- [Problem details]: Reproduce, character for character, the lines below from the first through the one with "import numpy as np". Leave pictures out.

- [Data provided]:
————

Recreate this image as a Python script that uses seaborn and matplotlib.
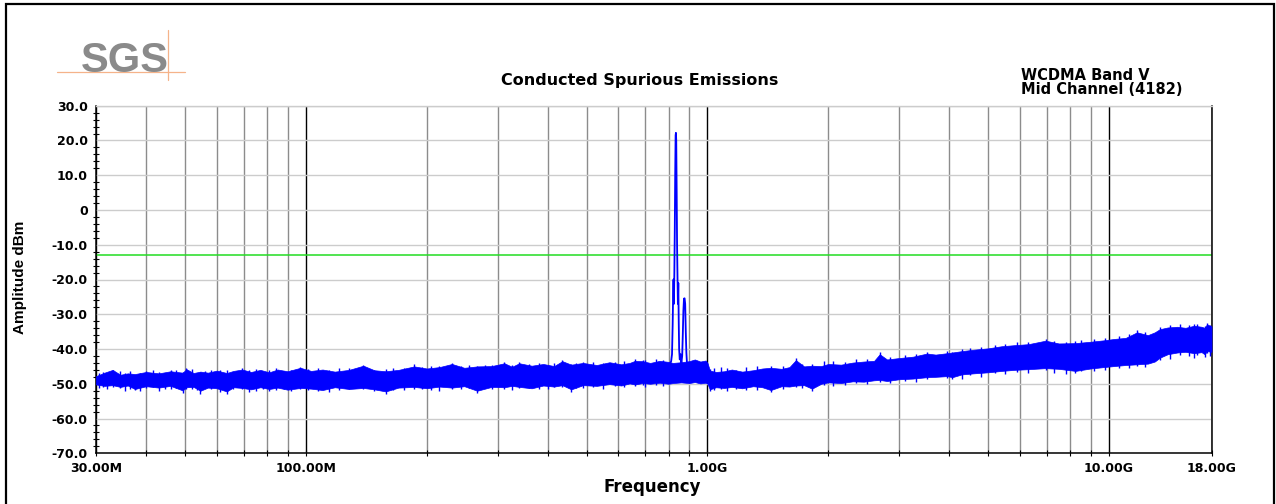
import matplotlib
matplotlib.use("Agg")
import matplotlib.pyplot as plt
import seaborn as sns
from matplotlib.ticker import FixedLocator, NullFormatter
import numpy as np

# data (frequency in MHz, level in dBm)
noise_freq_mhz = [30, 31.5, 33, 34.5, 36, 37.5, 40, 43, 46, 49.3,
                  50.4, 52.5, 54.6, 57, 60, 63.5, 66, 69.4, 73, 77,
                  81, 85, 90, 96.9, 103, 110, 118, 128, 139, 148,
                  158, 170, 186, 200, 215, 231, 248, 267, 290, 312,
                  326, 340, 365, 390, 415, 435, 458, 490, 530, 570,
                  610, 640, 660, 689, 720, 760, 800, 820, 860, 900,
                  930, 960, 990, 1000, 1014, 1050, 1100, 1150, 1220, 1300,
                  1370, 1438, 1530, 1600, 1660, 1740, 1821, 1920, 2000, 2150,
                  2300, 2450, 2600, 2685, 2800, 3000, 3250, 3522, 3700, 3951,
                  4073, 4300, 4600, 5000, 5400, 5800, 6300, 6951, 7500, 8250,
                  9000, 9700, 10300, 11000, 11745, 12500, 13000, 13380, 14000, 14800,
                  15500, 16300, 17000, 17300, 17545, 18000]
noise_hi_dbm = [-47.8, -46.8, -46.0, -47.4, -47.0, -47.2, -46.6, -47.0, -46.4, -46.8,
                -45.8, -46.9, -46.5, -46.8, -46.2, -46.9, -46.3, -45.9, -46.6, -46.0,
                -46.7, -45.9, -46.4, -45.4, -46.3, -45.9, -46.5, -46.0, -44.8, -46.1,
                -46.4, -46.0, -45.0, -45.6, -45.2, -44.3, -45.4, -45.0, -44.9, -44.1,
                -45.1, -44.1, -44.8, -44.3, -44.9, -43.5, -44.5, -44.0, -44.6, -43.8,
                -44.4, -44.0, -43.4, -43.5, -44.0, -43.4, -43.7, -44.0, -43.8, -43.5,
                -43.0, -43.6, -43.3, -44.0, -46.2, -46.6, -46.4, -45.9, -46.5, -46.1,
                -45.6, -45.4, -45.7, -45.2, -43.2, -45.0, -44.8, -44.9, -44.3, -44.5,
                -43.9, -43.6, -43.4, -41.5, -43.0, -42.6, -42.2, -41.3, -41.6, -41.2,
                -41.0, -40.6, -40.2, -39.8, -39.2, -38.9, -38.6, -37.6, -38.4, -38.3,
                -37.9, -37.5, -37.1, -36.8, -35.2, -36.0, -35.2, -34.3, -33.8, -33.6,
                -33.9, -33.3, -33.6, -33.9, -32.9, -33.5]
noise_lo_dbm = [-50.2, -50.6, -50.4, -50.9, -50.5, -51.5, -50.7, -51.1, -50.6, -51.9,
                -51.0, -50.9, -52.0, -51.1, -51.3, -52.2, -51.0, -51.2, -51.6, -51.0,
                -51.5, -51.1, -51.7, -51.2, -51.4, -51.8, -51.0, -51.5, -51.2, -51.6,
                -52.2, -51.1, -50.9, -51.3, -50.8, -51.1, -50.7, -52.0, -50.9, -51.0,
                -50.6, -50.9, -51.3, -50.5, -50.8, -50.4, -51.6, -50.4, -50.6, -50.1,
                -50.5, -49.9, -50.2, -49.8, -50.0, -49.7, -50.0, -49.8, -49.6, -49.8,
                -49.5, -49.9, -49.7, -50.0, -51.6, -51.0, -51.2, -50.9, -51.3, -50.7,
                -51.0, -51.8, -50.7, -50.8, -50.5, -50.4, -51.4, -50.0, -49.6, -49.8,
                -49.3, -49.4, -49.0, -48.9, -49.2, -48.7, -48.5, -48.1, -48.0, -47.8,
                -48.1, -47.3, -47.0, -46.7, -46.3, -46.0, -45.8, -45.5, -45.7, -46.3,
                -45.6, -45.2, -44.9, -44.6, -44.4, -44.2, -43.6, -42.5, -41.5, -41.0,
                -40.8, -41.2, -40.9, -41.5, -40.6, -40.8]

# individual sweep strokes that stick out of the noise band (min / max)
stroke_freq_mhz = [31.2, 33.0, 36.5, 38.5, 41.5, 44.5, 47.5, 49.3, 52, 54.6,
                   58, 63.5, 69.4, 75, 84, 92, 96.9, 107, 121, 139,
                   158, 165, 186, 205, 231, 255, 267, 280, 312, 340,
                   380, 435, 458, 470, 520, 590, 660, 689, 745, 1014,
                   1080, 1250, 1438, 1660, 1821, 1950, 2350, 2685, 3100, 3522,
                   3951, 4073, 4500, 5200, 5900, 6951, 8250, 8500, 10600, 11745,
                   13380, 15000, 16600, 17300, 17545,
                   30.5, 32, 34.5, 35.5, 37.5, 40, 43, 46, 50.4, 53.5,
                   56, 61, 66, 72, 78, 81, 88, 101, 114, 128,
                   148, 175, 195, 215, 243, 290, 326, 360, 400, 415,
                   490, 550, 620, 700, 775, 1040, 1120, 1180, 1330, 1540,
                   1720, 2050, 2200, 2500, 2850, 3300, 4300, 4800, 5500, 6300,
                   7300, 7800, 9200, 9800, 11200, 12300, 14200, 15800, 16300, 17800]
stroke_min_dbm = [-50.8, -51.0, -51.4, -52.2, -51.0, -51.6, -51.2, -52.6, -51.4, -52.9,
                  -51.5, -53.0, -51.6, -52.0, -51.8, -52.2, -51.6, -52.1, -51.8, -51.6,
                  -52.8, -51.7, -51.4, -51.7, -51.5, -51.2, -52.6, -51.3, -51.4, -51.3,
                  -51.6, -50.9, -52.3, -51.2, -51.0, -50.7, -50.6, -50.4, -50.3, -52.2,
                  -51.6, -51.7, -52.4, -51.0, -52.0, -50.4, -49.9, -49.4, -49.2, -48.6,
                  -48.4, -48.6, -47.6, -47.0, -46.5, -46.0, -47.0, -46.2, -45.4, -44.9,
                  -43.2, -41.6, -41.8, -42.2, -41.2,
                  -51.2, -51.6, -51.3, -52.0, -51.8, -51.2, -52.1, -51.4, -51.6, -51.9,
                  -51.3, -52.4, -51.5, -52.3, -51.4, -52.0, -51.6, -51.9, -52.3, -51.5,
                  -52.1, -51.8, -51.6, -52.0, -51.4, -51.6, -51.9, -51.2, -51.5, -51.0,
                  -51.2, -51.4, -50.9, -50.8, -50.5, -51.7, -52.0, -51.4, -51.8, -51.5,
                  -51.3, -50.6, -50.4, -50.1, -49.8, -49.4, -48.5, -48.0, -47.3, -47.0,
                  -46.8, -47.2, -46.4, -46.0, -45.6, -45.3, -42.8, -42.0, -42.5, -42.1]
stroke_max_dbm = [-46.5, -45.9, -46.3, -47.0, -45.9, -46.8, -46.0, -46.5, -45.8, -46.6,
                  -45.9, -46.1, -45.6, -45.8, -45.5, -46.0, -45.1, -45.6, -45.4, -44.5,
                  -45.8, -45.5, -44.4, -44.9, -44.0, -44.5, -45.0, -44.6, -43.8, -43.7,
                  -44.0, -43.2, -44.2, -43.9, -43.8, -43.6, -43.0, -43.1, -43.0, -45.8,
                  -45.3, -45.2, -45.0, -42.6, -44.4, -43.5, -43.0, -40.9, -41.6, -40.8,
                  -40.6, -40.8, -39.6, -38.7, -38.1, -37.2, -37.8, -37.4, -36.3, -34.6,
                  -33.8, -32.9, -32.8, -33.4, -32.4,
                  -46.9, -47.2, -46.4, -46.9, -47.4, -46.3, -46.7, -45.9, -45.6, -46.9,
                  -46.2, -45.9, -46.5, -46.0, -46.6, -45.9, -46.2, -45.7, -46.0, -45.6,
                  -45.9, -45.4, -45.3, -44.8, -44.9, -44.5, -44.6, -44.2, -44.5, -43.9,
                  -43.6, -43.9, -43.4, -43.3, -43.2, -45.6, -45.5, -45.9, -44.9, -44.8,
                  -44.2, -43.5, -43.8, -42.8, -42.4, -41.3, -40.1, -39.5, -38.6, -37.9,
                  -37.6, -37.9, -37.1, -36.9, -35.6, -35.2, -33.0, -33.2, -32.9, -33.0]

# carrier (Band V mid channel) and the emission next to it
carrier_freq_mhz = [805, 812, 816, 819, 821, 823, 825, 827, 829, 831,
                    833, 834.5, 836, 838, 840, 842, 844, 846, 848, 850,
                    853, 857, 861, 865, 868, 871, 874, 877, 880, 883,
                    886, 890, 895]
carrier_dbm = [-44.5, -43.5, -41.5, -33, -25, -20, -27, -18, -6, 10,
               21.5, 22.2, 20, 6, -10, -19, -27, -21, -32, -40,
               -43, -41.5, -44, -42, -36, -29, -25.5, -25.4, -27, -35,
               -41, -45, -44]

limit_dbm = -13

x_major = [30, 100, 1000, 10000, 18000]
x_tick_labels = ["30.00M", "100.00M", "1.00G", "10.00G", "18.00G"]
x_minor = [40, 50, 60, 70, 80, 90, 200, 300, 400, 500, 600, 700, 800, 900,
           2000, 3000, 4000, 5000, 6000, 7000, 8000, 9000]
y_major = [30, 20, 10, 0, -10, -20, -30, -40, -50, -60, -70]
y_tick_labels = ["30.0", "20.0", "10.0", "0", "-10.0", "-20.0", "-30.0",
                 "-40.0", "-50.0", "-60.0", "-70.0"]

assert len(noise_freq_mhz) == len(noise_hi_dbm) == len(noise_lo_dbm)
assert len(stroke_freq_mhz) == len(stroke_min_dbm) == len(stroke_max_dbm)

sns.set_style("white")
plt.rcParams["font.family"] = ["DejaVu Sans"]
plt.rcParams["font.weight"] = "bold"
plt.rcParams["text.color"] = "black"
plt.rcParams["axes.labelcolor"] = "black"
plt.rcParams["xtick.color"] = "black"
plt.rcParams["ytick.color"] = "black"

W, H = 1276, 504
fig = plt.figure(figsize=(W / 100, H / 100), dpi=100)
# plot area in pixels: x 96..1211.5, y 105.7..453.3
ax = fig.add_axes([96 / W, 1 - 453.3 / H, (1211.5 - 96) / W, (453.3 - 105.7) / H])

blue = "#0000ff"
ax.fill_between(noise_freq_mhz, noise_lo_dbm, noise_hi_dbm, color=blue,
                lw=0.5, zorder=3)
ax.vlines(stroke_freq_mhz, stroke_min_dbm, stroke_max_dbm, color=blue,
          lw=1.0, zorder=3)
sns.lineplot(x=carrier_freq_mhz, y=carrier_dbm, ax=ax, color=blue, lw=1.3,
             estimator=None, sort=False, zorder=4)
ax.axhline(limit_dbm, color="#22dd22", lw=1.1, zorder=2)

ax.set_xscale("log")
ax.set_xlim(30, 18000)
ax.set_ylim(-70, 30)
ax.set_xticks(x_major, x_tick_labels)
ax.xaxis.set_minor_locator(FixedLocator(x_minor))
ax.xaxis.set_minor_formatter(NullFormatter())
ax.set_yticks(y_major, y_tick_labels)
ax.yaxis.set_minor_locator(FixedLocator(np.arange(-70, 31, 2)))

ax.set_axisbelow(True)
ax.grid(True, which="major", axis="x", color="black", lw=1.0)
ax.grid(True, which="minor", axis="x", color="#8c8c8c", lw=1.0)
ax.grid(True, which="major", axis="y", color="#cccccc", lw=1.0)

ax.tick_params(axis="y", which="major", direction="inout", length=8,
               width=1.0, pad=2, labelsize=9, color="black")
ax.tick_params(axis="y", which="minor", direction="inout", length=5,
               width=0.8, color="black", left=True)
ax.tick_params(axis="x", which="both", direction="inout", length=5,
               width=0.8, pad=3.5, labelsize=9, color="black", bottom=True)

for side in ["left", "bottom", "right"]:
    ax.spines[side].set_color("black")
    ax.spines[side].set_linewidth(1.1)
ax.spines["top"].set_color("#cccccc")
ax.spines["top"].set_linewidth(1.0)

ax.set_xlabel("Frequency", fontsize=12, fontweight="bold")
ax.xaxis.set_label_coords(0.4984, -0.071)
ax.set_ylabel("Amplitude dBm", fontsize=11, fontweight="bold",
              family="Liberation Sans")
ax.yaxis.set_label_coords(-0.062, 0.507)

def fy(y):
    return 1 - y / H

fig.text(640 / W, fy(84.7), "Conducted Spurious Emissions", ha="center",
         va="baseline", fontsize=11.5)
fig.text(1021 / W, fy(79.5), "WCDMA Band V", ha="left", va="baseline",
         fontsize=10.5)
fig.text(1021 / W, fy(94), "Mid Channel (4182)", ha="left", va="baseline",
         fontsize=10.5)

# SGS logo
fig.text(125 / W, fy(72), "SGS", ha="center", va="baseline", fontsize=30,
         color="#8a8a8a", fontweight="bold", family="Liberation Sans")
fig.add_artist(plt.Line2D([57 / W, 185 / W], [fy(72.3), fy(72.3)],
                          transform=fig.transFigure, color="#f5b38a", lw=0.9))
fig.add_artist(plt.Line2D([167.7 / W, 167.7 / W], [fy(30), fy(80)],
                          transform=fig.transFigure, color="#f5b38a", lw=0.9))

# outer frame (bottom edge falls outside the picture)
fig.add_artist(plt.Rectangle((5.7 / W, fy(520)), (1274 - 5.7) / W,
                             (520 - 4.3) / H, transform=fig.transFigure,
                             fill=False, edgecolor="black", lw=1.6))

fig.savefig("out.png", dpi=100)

————

- [The response]:
Recreate this image as a Python script that uses seaborn and matplotlib.
import matplotlib
matplotlib.use("Agg")
import matplotlib.pyplot as plt
import seaborn as sns
from matplotlib.ticker import FixedLocator, NullFormatter
import numpy as np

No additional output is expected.